What I’m Listening To: The Green Album

I don’t write a lot about music here, with good reason. I don’t really know an awful lot about music. Oh, I listen to music, I enjoy music, but I don’t really have the knowledge of it that I do about comic books or movies. I can tell you from memory the function of each individual color of Kryptonite, but I can’t tell you what album some of my favorite songs come from… even if I own the album. But I know what I like. And I like The Green Album.

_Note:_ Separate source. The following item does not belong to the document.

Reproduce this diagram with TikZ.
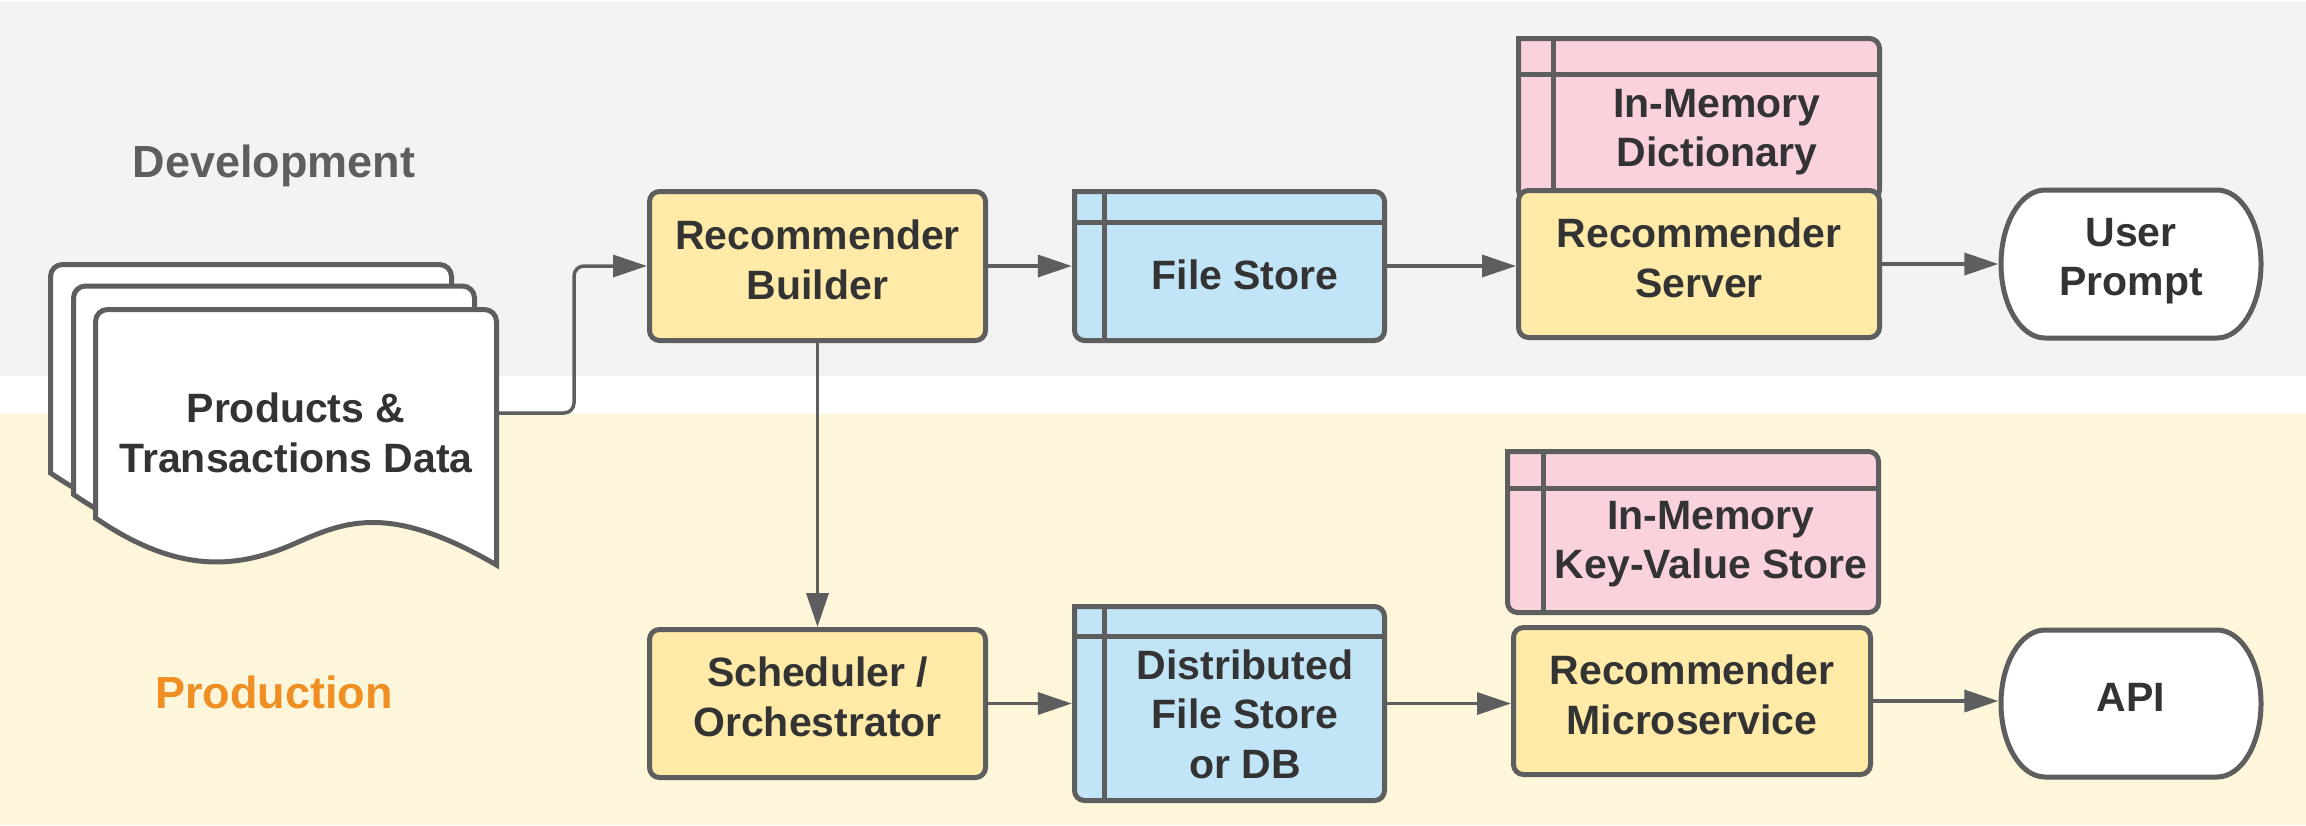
\documentclass[tikz,border=0pt]{standalone}
\usepackage{fontspec}
\setmainfont{Liberation Sans}
\usetikzlibrary{arrows.meta}
\definecolor{bggray}{HTML}{F3F3F3}
\definecolor{bgyel}{HTML}{FEF6DA}
\definecolor{boxyel}{HTML}{FFEBA7}
\definecolor{storeblue}{HTML}{C1E4F7}
\definecolor{storepink}{HTML}{FAD2DC}
\definecolor{edge}{HTML}{5E5E5E}
\definecolor{textc}{HTML}{333333}
\definecolor{prodorange}{HTML}{EF8E23}
\definecolor{devgray}{HTML}{5E5E5E}
\tikzset{
  shapeline/.style={draw=edge, line width=5pt, line join=miter},
  box/.style={shapeline, fill=boxyel, rounded corners=10pt, rectangle, inner sep=0pt},
  geom/.style={rectangle, inner sep=0pt, draw=none},
  txt/.style={font=\fontsize{41}{49.5}\selectfont\bfseries, text=textc, align=center, inner sep=0pt},
  lane/.style={font=\fontsize{45}{54}\selectfont\bfseries, inner sep=0pt, anchor=base},
  conn/.style={draw=edge, line width=3.5pt, -{Triangle[length=34pt,width=22pt]}},
}
% x0 y0 x1 y1 headerY vlineX fill
\newcommand\storeshape[7]{%
  \draw[shapeline, fill=#7] (#1,#2) -- ({#3-10},#2) .. controls ({#3-4.5},#2) and (#3,{#2+4.5}) .. (#3,{#2+10})
    -- (#3,{#4-10}) .. controls (#3,{#4-4.5}) and ({#3-4.5},#4) .. ({#3-10},#4)
    -- ({#1+10},#4) .. controls ({#1+4.5},#4) and (#1,{#4-4.5}) .. (#1,{#4-10}) -- cycle;
  \draw[shapeline] (#1,#5) -- (#3,#5) (#6,#2) -- (#6,#4);
}
\begin{document}
\begin{tikzpicture}[x=1pt,y=-1pt]
\useasboundingbox (0,0) rectangle (2306,825);
\fill[white] (0,0) rectangle (2306,825);
\fill[bggray] (0,1.5) rectangle (2306,376);
\fill[bgyel] (0,414) rectangle (2306,825);

\node[lane, text=devgray] (devlabel) at (274,177) {Development};
\node[lane, text=prodorange] (prodlabel) at (274,708) {Production};

% stacked documents
\foreach \dx/\dy in {-45/-45, -22/-23.5, 0/0} {
  \begin{scope}[shift={(\dx,\dy)}]
    \draw[shapeline, fill=white] (95.5,518) -- (95.5,321.5)
      .. controls (95.5,314.9) and (100.9,309.5) .. (107.5,309.5) -- (484.5,309.5)
      .. controls (491.1,309.5) and (496.5,314.9) .. (496.5,321.5) -- (496.5,565)
      .. controls (390,503) and (346,521) .. (296,543)
      .. controls (240,568) and (180,576) .. (95.5,518) -- cycle;
  \end{scope}
}
\node[txt] (data) at (296,433) {Products \&\\Transactions Data};
\coordinate (dataR) at (496.5,413);

% yellow process boxes (left column)
\node[box, minimum width=336pt, minimum height=149pt] (builder) at (817.5,266) {};
\node[txt] (builderT) at (817.5,260) {Recommender\\Builder};
\node[box, minimum width=336pt, minimum height=148pt] (sched) at (817.5,703.5) {};
\node[txt] (schedT) at (817.5,697) {Scheduler /\\Orchestrator};

% stores
\storeshape{1074.5}{191.5}{1384.5}{340.5}{222}{1104}{storeblue}
\node[geom, minimum width=315pt, minimum height=154pt] (fs) at (1229.5,266) {};
\node[txt] (fsT) at (1245,275) {File Store};

\storeshape{1074.5}{606.5}{1384.5}{800.5}{636}{1104}{storeblue}
\node[geom, minimum width=315pt, minimum height=199pt] (dist) at (1229.5,703.5) {};
\node[txt] (distT) at (1245,714) {Distributed\\File Store\\or DB};

\storeshape{1518.5}{38.5}{1879.5}{200}{74}{1553}{storepink}
\node[txt] (dictT) at (1717,132) {In-Memory\\Dictionary};
\node[box, minimum width=361pt, minimum height=147pt] (server) at (1699,264) {};
\node[txt] (serverT) at (1699,257.75) {Recommender\\Server};

\storeshape{1507.5}{451.5}{1878.5}{612.5}{488}{1543}{storepink}
\node[txt] (kvT) at (1711,544) {In-Memory\\Key-Value Store};
\node[box, minimum width=357pt, minimum height=147pt] (micro) at (1692,701) {};
\node[txt] (microT) at (1692,695) {Recommender\\Microservice};

% terminators
\draw[shapeline, fill=white] (2045,190) -- (2217,190)
  .. controls (2241.3,190) and (2261,223.1) .. (2261,264)
  .. controls (2261,304.9) and (2241.3,338) .. (2217,338) -- (2045,338)
  .. controls (2020.7,338) and (2001,304.9) .. (2001,264)
  .. controls (2001,223.1) and (2020.7,190) .. (2045,190) -- cycle;
\node[geom, minimum width=265pt, minimum height=153pt] (up) at (2131,264) {};
\node[txt] (upT) at (2131,261) {User\\Prompt};

\draw[shapeline, fill=white] (2045,630) -- (2217,630)
  .. controls (2241.3,630) and (2261,662.9) .. (2261,703.5)
  .. controls (2261,744.1) and (2241.3,777) .. (2217,777) -- (2045,777)
  .. controls (2020.7,777) and (2001,744.1) .. (2001,703.5)
  .. controls (2001,662.9) and (2020.7,630) .. (2045,630) -- cycle;
\node[geom, minimum width=265pt, minimum height=152pt] (api) at (2131,703.5) {};
\node[txt] (apiT) at (2131,697) {API};

% connectors
\draw[conn, rounded corners=10pt] (dataR) -- (574,413) -- (574,266) -- (builder.west);
\draw[conn] (builder.east) -- (fs.west);
\draw[conn] (fs.east) -- (fs.east -| server.west);
\draw[conn] (server.east) -- (up.west);
\draw[conn] (builder.south) -- (sched.north);
\draw[conn] (sched.east) -- (dist.west);
\draw[conn] (dist.east) -- (dist.east -| micro.west);
\draw[conn] (micro.east) -- (micro.east -| api.west);
\end{tikzpicture}
\end{document}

Being a lifelong Muppet fan, I’m always excited when there’s a new product starring Kermit and company. (Seriously, people, cannot wait for the movie.) Getting The Green Album was not a hard choice for me: 12 contemporary musicians doing cover songs of some of the Muppets’ greatest hits. And even though I hadn’t heard of more than half of the acts on the album, my enthusiasm wasn’t diminished in the slightest.

Out of the 12 tracks on this album, 11 of them were really great. You can especially appreciate how so many of the acts were just having fun with the music. The Fray gives us a really funny cover of “Mahna Mahna,” for instance, followed by the Alkaline Trio doing some of Kermit and Fozzie’s classic shtick in “Movin’ Right Along,” and Sondre Lerche’s great, jazzy rendition of “Mr. Bassman.” Others simply applied their own style to the songs in question. Amy Lee’s version of Robin the Frog’s signature song “Halfway Down the Stairs” has her stamp all over it from the beginning, Brandon Saller of Atreyu and Billy Martin give us a really rocking version of Dr. Teeth’s”Night Life,” and Andrew Bird’s rendition of “Bein’ Green” is mellow and soothing.

As good as the whole album was, two tracks in particular stand out. “Rainbow Connection” is, to me, the song that encapsulates who the Muppets are and what they’re all about. The version done by Weezer and Hayley Williams is simply beautiful. Then Rachael Yamagata closes out the album with “I’m Going to Go Back There Someday,” perhaps my favorite Muppet song of all, and does so with a soulful voice that perfectly captures the tone of the piece.

And actually, I think that’s the reason the one track I didn’t care for falls flat. No matter how different the style of music is from the original, almost all of the songs capture the mood of the original, with the sad exception of the “Muppet Show Theme Song” by Ok Go. This strange, techno rendition of the classic theme just doesn’t seem to gel with the rest of the album. This one doesn’t feel like the Muppets, and that’s what kills it.

Still, 11 great songs makes for a good album. Muppet fans, pick this up.